The recording sections with amplitude more than 2 uV were considered as BCA, the rest were considered as SCA (figure 1 B). The amplitude-frequency Morlet wavelet analysis across the whole record was carried out from O2 scalp site (the site with highest amplitude of BCA) to estimate the BCA frequency composition (figure 1 A). Burst suppression ratio (a number between 0 and 1 which measures the fraction of time in a given time interval that the electroencephalogram is suppressed) was also counted.

Results and Discussion. During recording in anesthesia, the electroencephalogram (EEG) of the patient unexpectedly divided into rare BCA (total length of 9 seconds) and prolonged SCA (total length of 104 seconds). BCA mainly consisted of rhythmic alpha activity of 11-13 Hz with the largest amplitude in O1, O2, P3, P4, PZ and T6 sites. SCA covered larger part of the recording. Burst suppression ratio was approximately 0,92.

The absence of N100 and N200 peaks on scalp evoked potentials in response to frequent tone indicates lack of cognitive processes. The burst suppression ratio is used as one of the markers of PLC [18]. BCA are usually consist of frontal alpha waves, which also indicate PLC. In that case, normal communications are supposed to be interrupted between the thalamus and frontal cortex or between parietal and frontal cortex. In the current research, alpha waves had the largest amplitude in occipital and parietal sites that is more common for eyes-closed resting state. Such a displacement of the peak of alpha activity may appear because of previous brain damage due to tumor. Nevertheless, BCA activity could influence the mAEP only via general excitement or conductivity of brain tissue. The influence of conductivity was eliminated by deep located referent electrode. In the case of general brain excitement, mAEP would have to be different between BCA and SCA. The finding suppose that BCA do not affect the midbrain neurons potentials.

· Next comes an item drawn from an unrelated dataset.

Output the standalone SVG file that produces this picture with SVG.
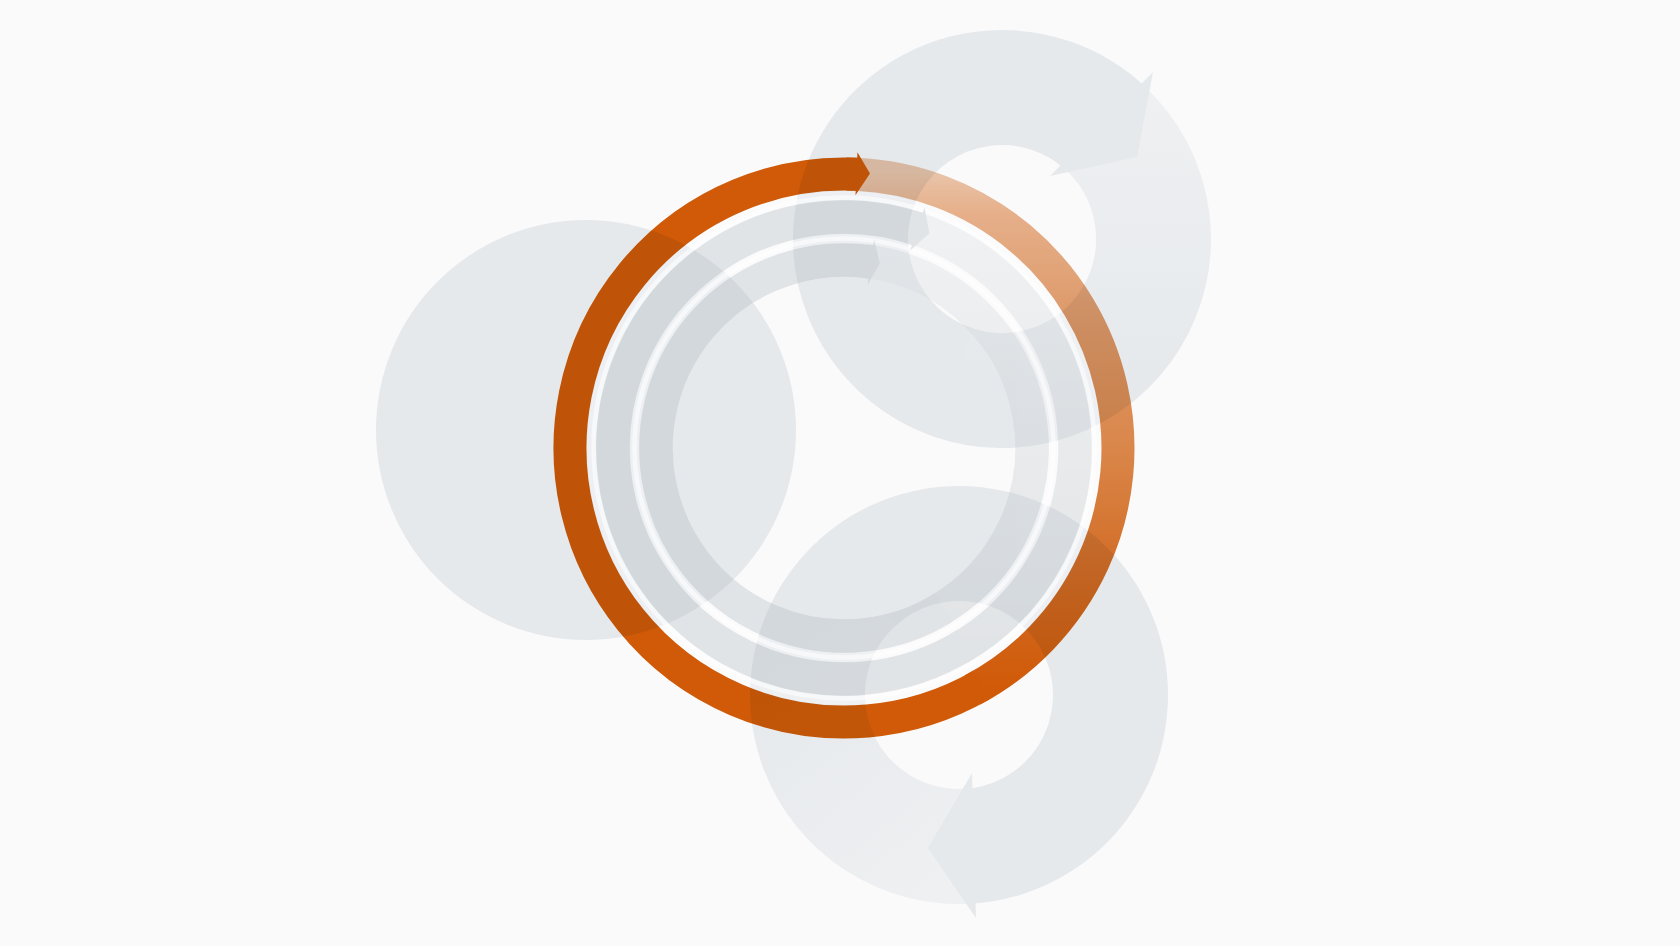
<svg xmlns="http://www.w3.org/2000/svg" width="1680" height="946" viewBox="0 0 1680 946">
<defs>
<linearGradient id="gOrangeTail" gradientUnits="userSpaceOnUse" x1="0" y1="170" x2="0" y2="690">
<stop offset="0" stop-color="#eec9ae"/>
<stop offset="0.08" stop-color="#ebb48e"/>
<stop offset="0.3" stop-color="#e29a68"/>
<stop offset="0.53" stop-color="#df8a4c"/>
<stop offset="0.8" stop-color="#d66b22"/>
<stop offset="1" stop-color="#d45c08"/>
</linearGradient>
<linearGradient id="gTR" gradientUnits="userSpaceOnUse" x1="0" y1="95" x2="0" y2="385">
<stop offset="0" stop-color="#eef0f2"/>
<stop offset="1" stop-color="#e6e9ec"/>
</linearGradient>
<linearGradient id="gB" gradientUnits="userSpaceOnUse" x1="975" y1="860" x2="800" y2="640">
<stop offset="0" stop-color="#eef0f2"/>
<stop offset="1" stop-color="#e6e9ec"/>
</linearGradient>
<linearGradient id="gBand" gradientUnits="userSpaceOnUse" x1="0" y1="200" x2="0" y2="650">
<stop offset="0" stop-color="#dde1e4"/>
<stop offset="1" stop-color="#aab3ba"/>
</linearGradient>
</defs>
<style>
.grey{fill:#e6e9ec}
.ring{fill:none;stroke-width:115}
.ringbody{stroke:#e6e9ec}
.band{fill:none;stroke-width:33.5}
.bandbody{stroke:#aab3ba}
.bandtail{stroke:url(#gBand)}
.bandhead{fill:#aab3ba}
.bandgrp{opacity:0.3}
.soft{fill:none;stroke:#ffffff;stroke-width:9;opacity:0.3}
.white{fill:none;stroke:#ffffff;stroke-width:4.5;opacity:0.55}
.orange{fill:none;stroke-width:33}
.cycle{mix-blend-mode:multiply}
</style>
<rect x="0" y="0" width="1680" height="946" fill="#fafafa"/>

<g id="circle-left">
<circle class="grey" cx="586" cy="430" r="210"/>
</g>

<g id="circle-top-right">
<path class="ring" stroke="url(#gTR)" d="M 1106.29 129.11 A 151.5 151.5 0 0 1 950.18 381.36"/>
<path class="ring ringbody" d="M 955.18 383.09 A 151.5 151.5 0 1 1 1106.29 129.11"/>
<polygon class="grey" points="1153,72 1137,157 1050,176"/>
</g>

<g id="circle-bottom">
<path class="ring" stroke="url(#gB)" d="M 966.93 846.29 A 151.5 151.5 0 0 1 861.62 578.94"/>
<path class="ring ringbody" d="M 857.63 582.41 A 151.5 151.5 0 1 1 966.93 846.29"/>
<polygon class="grey" points="972,773 928,848 976,918"/>
</g>

<g id="white-lines">
<circle class="soft" cx="844" cy="448" r="252.5"/>
<circle class="white" cx="844" cy="448" r="250.5"/>
<circle class="soft" cx="844" cy="448" r="209.5"/>
<circle class="white" cx="844" cy="448" r="209.5"/>
</g>

<g id="cycle-middle" class="bandgrp">
<path class="band bandtail" d="M 918.06 229.19 A 231 231 0 0 1 959.5 648.05"/>
<path class="band bandbody" d="M 966.41 643.9 A 231 231 0 1 1 918.06 229.19"/>
<polygon class="bandhead" points="914.44,210.21 922.69,212.82 924.59,207.13 929.41,233.37 910,250.75 911.9,245.06 904.78,242.81"/>
</g>

<g id="cycle-inner" class="bandgrp">
<path class="band bandtail" d="M 871.46 262.02 A 188 188 0 0 1 938 610.81"/>
<path class="band bandbody" d="M 943.62 607.43 A 188 188 0 1 1 871.46 262.02"/>
<polygon class="bandhead" points="867.21,244.32 873.24,245.1 874.09,239.16 879.87,263.45 867.53,284.69 868.39,278.75 863.36,278.1"/>
</g>

<g id="cycle-main" class="cycle">
<path class="orange" stroke="url(#gOrangeTail)" d="M 855.95 174.26 A 274 274 0 0 1 972.63 689.93"/>
<path class="orange" stroke="#d45c08" d="M 981 685.29 A 274 274 0 1 1 855.95 174.26"/>
<polygon fill="#d45c08" points="846.3,157.6 857.18,157.8 857.43,152.3 870,173.5 855.48,195.26 855.68,190.77 846.3,190.5"/>
</g>
</svg>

On the other hand, there is an evidence of the involvement of midbrain structures (dorsal raphe nucleus and others) in PLC. Their participation in generation of BCA or SCA should have reflected on mAEP because of a large number of connections within midbrain and small amount of nerve tissue in the midbrain that facilitates electrical conductivity. Results of the current study suppose no involvement of human midbrain in generation of BCA and SCA.

Since human mAEP do not differ between BCA and SCA in propofol anesthesia, cognitive but not the total electrical activity of the cortex should be suppressed for registration of clear mAEP.

This study also had some limitations. There was no possibility to check the results in healthy subjects. So in this case report we investigated individual data instead of comparing with the control group. The computer tomography scan resolution does not allow us to determine the exact positions of the deep electrodes relative to the structures of the midbrain. We can only claim that recorded deep electrodes were in the aqueductus cerebry near the border with the fourth ventricle. The total duration of records in anesthesia did not exceeded 10 minutes. This allows us to assume that the EEG in the state of deep anesthesia was recorded in the steady state of the brain. Contribution of consciousness recovery in the obtained data was not significant. Low percent of BCA did not allow us to use other kinds of auditory stimuli, which were presented to the patient during the record.
The data obtained suppose that human mAEP do not differ between BCA and SCA in propofol anesthesia.
Anna O. Kantserova, Lyubov B. Oknina, Eugeny L. Masherov, Vitaly V. Podlepich, Maria I. Kamenetskaya, Oleg S. Zaitsev, David I. Pitskhelauri. International Journal of Innovative Research in Medical Science (IJIRMS) Volume 05, Issue 02, February 2020.